§ **Given problem**
Images should be left out, and everything else in the listing reproduced exactly.
-- Stored data start --
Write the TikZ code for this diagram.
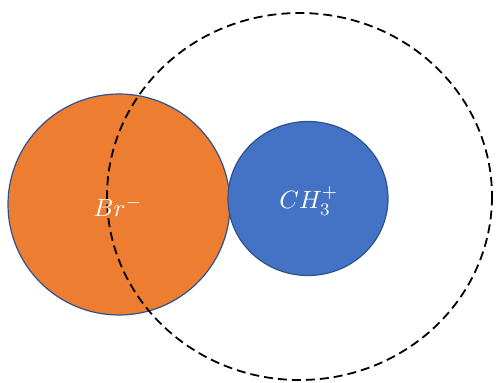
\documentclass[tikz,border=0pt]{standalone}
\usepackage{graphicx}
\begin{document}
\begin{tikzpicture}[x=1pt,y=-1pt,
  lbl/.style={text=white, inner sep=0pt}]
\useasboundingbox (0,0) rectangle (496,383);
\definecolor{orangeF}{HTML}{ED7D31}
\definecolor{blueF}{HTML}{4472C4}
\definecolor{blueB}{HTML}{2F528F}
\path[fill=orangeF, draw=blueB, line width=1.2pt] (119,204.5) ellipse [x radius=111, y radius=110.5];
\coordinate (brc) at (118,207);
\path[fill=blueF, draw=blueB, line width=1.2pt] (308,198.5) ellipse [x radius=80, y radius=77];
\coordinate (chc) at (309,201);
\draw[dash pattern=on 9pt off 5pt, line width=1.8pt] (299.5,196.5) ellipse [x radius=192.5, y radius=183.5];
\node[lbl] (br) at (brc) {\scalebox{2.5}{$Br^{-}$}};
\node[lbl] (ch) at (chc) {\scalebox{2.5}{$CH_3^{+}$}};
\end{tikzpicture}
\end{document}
-- Stored data end --
§ **Final result**
Write the TikZ code for this diagram.
\documentclass[tikz,border=0pt]{standalone}
\usepackage{graphicx}
\begin{document}
\begin{tikzpicture}[x=1pt,y=-1pt,
  lbl/.style={text=white, inner sep=0pt}]
\useasboundingbox (0,0) rectangle (496,383);
\definecolor{orangeF}{HTML}{ED7D31}
\definecolor{blueF}{HTML}{4472C4}
\definecolor{blueB}{HTML}{2F528F}
\path[fill=orangeF, draw=blueB, line width=1.2pt] (119,204.5) ellipse [x radius=111, y radius=110.5];
\coordinate (brc) at (118,207);
\path[fill=blueF, draw=blueB, line width=1.2pt] (308,198.5) ellipse [x radius=80, y radius=77];
\coordinate (chc) at (309,201);
\draw[dash pattern=on 9pt off 5pt, line width=1.8pt] (299.5,196.5) ellipse [x radius=192.5, y radius=183.5];
\node[lbl] (br) at (brc) {\scalebox{2.5}{$Br^{-}$}};
\node[lbl] (ch) at (chc) {\scalebox{2.5}{$CH_3^{+}$}};
\end{tikzpicture}
\end{document}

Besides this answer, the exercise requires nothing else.